Las escenas de desamparo y desesperación, como cuando Clara debe robar agua del tanque del edificio porque le cortaron el servicio por falta de pago, tocan cada vez más el borde, el peligro al que siempre estamos próximos de llegar. El hambre y la pobreza destruyen por dentro a ella y a su hija recién nacida. También destruyen la casa. También, la mentalidad de Clara.

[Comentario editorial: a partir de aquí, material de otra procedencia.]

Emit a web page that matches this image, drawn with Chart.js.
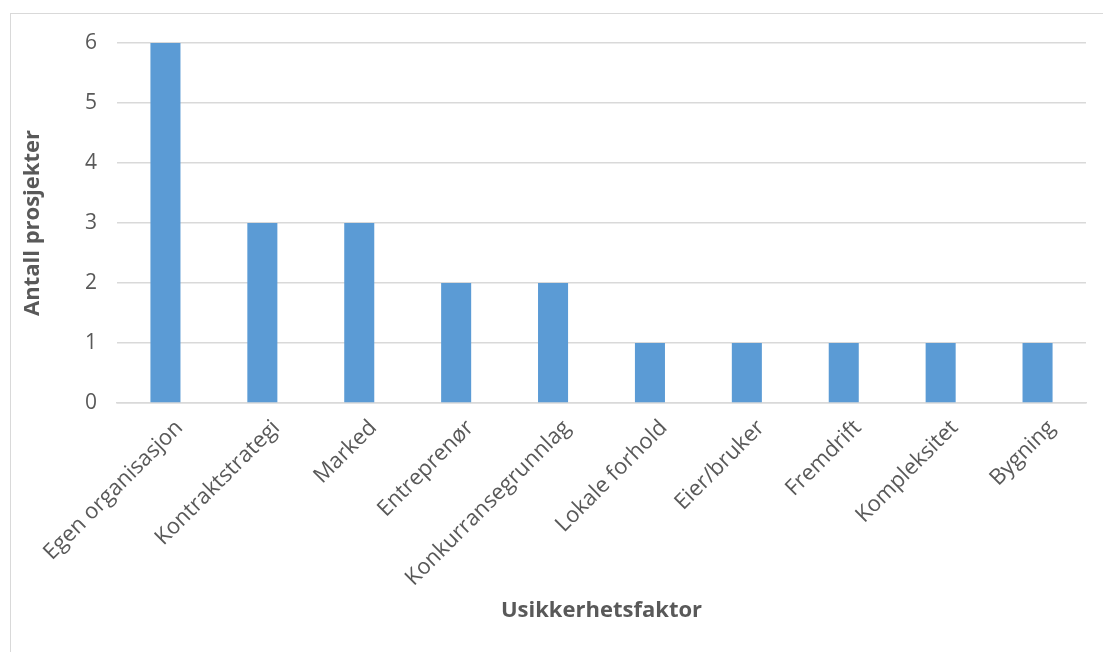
<!DOCTYPE html>
<html>
<head>
<meta charset="utf-8">
<script src="https://cdn.jsdelivr.net/npm/chart.js@4"></script>
<style>
  html, body { margin: 0; padding: 0; background: #fff; overflow: hidden; }
  #frame {
    position: absolute; left: 10px; top: 13px;
    width: 1200px; height: 800px;
    border: 1.5px solid #d9d9d9; box-sizing: border-box;
  }
  #wrap { position: absolute; left: 0; top: 0; width: 1103px; height: 652px; }
</style>
</head>
<body>
<div id="frame"></div>
<div id="wrap"><canvas id="chart" width="1103" height="652"></canvas></div>
<script>
// Usikkerhetsfaktorer - antall prosjekter
const categories = [
  'Egen organisasjon', 'Kontraktstrategi', 'Marked', 'Entreprenør',
  'Konkurransegrunnlag', 'Lokale forhold', 'Eier/bruker', 'Fremdrift',
  'Kompleksitet', 'Bygning'
];
const projectCounts = [6, 3, 3, 2, 2, 1, 1, 1, 1, 1];
const yTicks = [0, 1, 2, 3, 4, 5, 6];

const colors = {
  bar: '#5B9BD5',
  grid: '#d9d9d9',
  text: '#595959',
};
const fontFamily = '"Open Sans", sans-serif';

new Chart(document.getElementById('chart'), {
  type: 'bar',
  data: {
    labels: categories,
    datasets: [
      {
        label: 'Antall prosjekter',
        data: projectCounts,
        backgroundColor: colors.bar,
        barPercentage: 0.62,
        categoryPercentage: 0.5,
      },
    ],
  },
  options: {
    responsive: false,
    animation: false,
    layout: { padding: { top: 43, right: 17, left: 0, bottom: 0 } },
    plugins: {
      legend: { display: false },
      tooltip: { enabled: false },
    },
    scales: {
      x: {
        grid: { display: false, drawTicks: false },
        border: { display: true, color: colors.grid, width: 1.5 },
        ticks: {
          color: colors.text,
          font: { family: fontFamily, size: 22 },
          minRotation: 45,
          maxRotation: 45,
          padding: 12,
          labelOffset: 14,
          autoSkip: false,
        },
        title: {
          display: true,
          text: 'Usikkerhetsfaktor',
          color: colors.text,
          font: { family: fontFamily, size: 22, weight: 'bold' },
          padding: { top: 0, bottom: 28 },
        },
        afterFit: (scale) => { scale.height = 652 - 403; },
      },
      y: {
        min: 0,
        max: 6,
        afterBuildTicks: (scale) => { scale.ticks = yTicks.map((v) => ({ value: v })); },
        grid: { color: colors.grid, lineWidth: 1.5, drawTicks: false },
        border: { display: false },
        ticks: {
          color: colors.text,
          font: { family: fontFamily, size: 21 },
          padding: 20,
        },
        title: {
          display: true,
          text: 'Antall prosjekter',
          color: colors.text,
          font: { family: fontFamily, size: 22, weight: 'bold' },
          padding: { top: 20, bottom: 0 },
        },
        afterFit: (scale) => { scale.width = 117; },
      },
    },
  },
});
</script>
</body>
</html>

Hay un respiro breve para el interior en tensión de la narradora y su historia: las salidas a la azotea, el lugar que da título a la novela. La visión de la ciudad desde ahí arriba es poderosa, contemplativa. El exterior deja de ser un enemigo: “Quiero reconstruir la vista de la azotea,recordarla en forma tan perfecta que ya no pueda distinguir el recuerdo de la realidad. La azotea era mi lugar: el único donde no pudieron vencerme. Hacia la izquierda los árboles del parque crean la ilusión de una alfombra verde y uniforme. Los edificios son bajos y parecen construcciones de juguete”. De manera contraria a su habitación, la habitación del padre y el departamento en sí, este es un espacio que significa autenticidad y libertad. Ahí la narradora no tiene ningún rol, es simplemente una mujer con sus deseos. Y encuentra la soledad. Es ella misma. También la terraza se vuelve por momentos imaginaria, otra capa del inconsciente de Clara que va y viene entre la idea de la vida y la muerte, entre la realidad y el delirio.

En La azotea la única forma de salir es salir muerto. La  sensación que deja esta novela sobre espacios es la de que no los hay. No hay lugar, hay asfixia. No hay escapatoria posible, como si el mismo departamento fuera una extensión de la mente de su habitantes que se resisten con la fuerza poderosa de la inercia. La mente puede ser un lugar terrible, parece ser la moraleja.  Lo dice la narradora: “Los pensamientos son materia. Podemos lograr cosas con solo desearlas”.